Consider, in contrast, the work the force of gravity does on a stone that is simply dropped from a cliff. Let's be specific and suppose it's a one kilogram stone, so the force of gravity is ten Newtons downwards. In one second, the stone will be moving at ten meters per second, and will have dropped five meters. The work done at this point by gravity is force x distance = 10 Newtons x 5 meters = 50 joules, so this is the kinetic energy of a one kilogram mass going at 10 meters per second. How does the kinetic energy increase with speed? Think about the situation after 2 seconds. The mass has now increased in speed to twenty meters per second. It has fallen a total distance of twenty meters (average speed 10 meters per second x time elapsed of 2 seconds). So the work done by the force of gravity in accelerating the mass over the first two seconds is force x distance = 10 Newtons x 20 meters = 200 joules.

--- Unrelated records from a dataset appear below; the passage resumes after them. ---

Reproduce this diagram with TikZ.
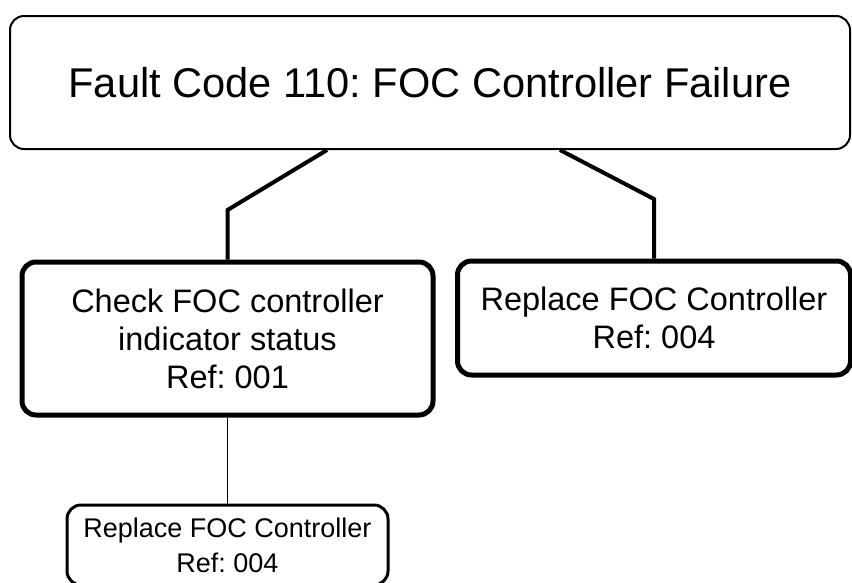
\documentclass[tikz,border=0pt]{standalone}
\usepackage{fontspec}
\setmainfont{Liberation Sans}
\frenchspacing
\begin{document}
\begin{tikzpicture}[x=1pt,y=-1pt,
  box/.style={draw=black,fill=white,rounded corners=14pt,align=center,inner sep=0pt},
  titlebox/.style={box,line width=2pt,font=\fontsize{41.6}{48}\selectfont},
  midbox/.style={box,line width=5pt,font=\fontsize{32.5}{38}\selectfont},
  lowbox/.style={box,line width=3pt,font=\fontsize{27}{35}\selectfont},
  thick link/.style={line width=4pt,line join=miter},
  thin link/.style={line width=1pt}]
\useasboundingbox (0,0) rectangle (852,582);
\clip (0,0) rectangle (852,582);
\node[titlebox,minimum width=840pt,minimum height=133pt] (top) at (430,82.5) {Fault Code 110: FOC Controller Failure};
\node[midbox,minimum width=411pt,minimum height=153pt] (left) at (227.5,338.5) {Check FOC controller\\indicator status\\Ref: 001};
\node[midbox,minimum width=393pt,minimum height=114pt] (right) at (654,318) {Replace FOC Controller\\Ref: 004};
\node[lowbox,minimum width=321pt,minimum height=80pt] (low) at (227.5,545) {Replace FOC Controller\\Ref: 004};
\coordinate (s1) at (327,0);
\coordinate (b1) at (227.5,210);
\coordinate (s2) at (560,0);
\coordinate (b2) at (654,199);
\draw[thick link] (top.south -| s1) -- (b1) -- (left.north);
\draw[thick link] (top.south -| s2) -- (b2) -- (right.north);
\draw[thin link] (left.south) -- (low.north);
\end{tikzpicture}
\end{document}
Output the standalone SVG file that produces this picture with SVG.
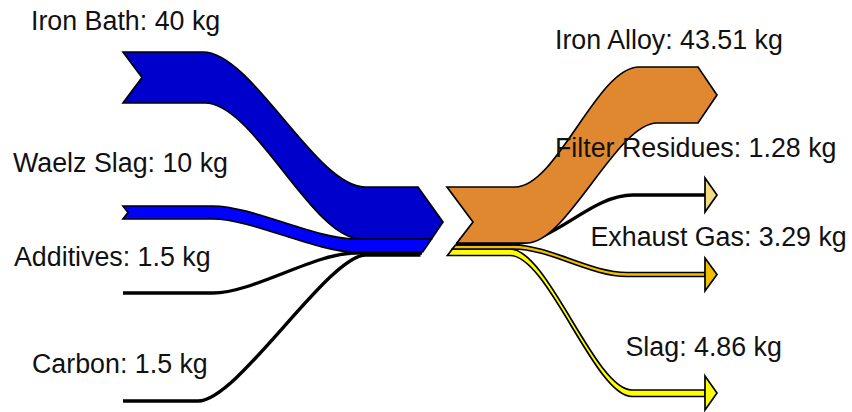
<svg xmlns="http://www.w3.org/2000/svg" width="852" height="412" viewBox="0 0 852 412">
  <style>
    .band { stroke: #000; stroke-width: 1.7; stroke-linejoin: miter; }
    .thin { fill: none; stroke: #000; stroke-width: 3.4; }
    .head { stroke: #000; stroke-width: 1.7; stroke-linejoin: miter; }
    .label { font-family: "Liberation Sans", Arial, sans-serif; font-size: 26.8px; fill: #111; }
  </style>
  <rect width="852" height="412" fill="#fff"/>

  <!-- flow bands (inputs on the left, outputs on the right) -->
  <g id="connectors">
    <!-- inputs -->
    <path class="thin" d="M123,401 H198 C238,401 328,255 366,255 H420.5"/>
    <path class="thin" d="M123,293 H213 C253,293 315,253 355,253 H422"/>
    <path class="band" fill="#0000ff" d="M123,206 H213 C252,206 316,239 355,239 H431.5 L422.7,252 H355 C316,252 252,219 213,219 H123 L128,212.5 Z"/>
    <path class="band" fill="#0000cc" d="M123,52 H203 C252,52 316,187 365,187 H418 L443,222 L431.5,239 H361 C312,239 254,103 205,103 H123 L142,77.5 Z"/>

    <!-- outputs -->
    <path class="band" fill="#ffff00" d="M452.3,249 H510 C548,249 595,390 632,390 H705 V396.5 H632 C595,396.5 548,255.5 510,255.5 H447.4 Z"/>
    <polygon class="head" fill="#ffff00" points="705,376 717,393 705,410"/>
    <path class="band" fill="#f0c000" d="M455.4,245 H513 C550,245 590,272.5 627,272.5 H705 V276.5 H627 C590,276.5 550,249 513,249 H452.3 Z"/>
    <polygon class="head" fill="#f0c000" points="705,258 717,274.5 705,291"/>
    <path class="thin" d="M456,244 H510 C555,244 590,195 633,195 H706"/>
    <polygon class="head" fill="#f0dc82" points="705,178 717,195 705,212"/>
    <path class="band" fill="#e0882f" d="M447,187 H515 C557,187 597,67 639,67 H698 L717,95 L698,123 H657 C617,123 567,243 527,243 H456.9 L473,222 Z"/>
  </g>

  <g id="node-iron-bath"><text class="label" x="31" y="29.5">Iron Bath: 40 kg</text></g>
  <g id="node-waelz-slag"><text class="label" x="13" y="171.5">Waelz Slag: 10 kg</text></g>
  <g id="node-additives"><text class="label" x="14" y="266">Additives: 1.5 kg</text></g>
  <g id="node-carbon"><text class="label" x="32" y="372.5">Carbon: 1.5 kg</text></g>
  <g id="node-iron-alloy"><text class="label" x="555" y="48.5">Iron Alloy: 43.51 kg</text></g>
  <g id="node-filter-residues"><text class="label" x="555" y="156.5">Filter Residues: 1.28 kg</text></g>
  <g id="node-exhaust-gas"><text class="label" x="590.5" y="246">Exhaust Gas: 3.29 kg</text></g>
  <g id="node-slag"><text class="label" x="625.5" y="356">Slag: 4.86 kg</text></g>
</svg>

So we find that the kinetic energy of a one kilogram mass moving at 10 meters per second is 50 joules, moving at 20 meters per second it's 200 joules. It's not difficult to check that after three seconds, when the mass is moving at 30 meters per second, the kinetic energy is 450 joules. The essential point is that the speed increases linearly with time, but the work done by the constant gravitational force depends on how far the stone has dropped, and that goes as the square of the time. Therefore, the kinetic energy of the falling stone depends on the square of the time, and that's the same as depending on the square of the velocity. For stones of different masses, the kinetic energy at the same speed will be proportional to the mass (since weight is proportional to mass, and the work done by gravity is proportional to the weight), so using the figures we worked out above for a one kilogram mass, we can conclude that for a mass of m kilograms moving at a speed v the kinetic energy must be: kinetic energy = ½mv²

 

[radou]

Jalaldn, with all due respect, but I do believe the sense of this forum is not simply pasting such detailed information into homework threads. People should rather be encouraged to seek for useful information by themselves, since it is the most effective way of learning.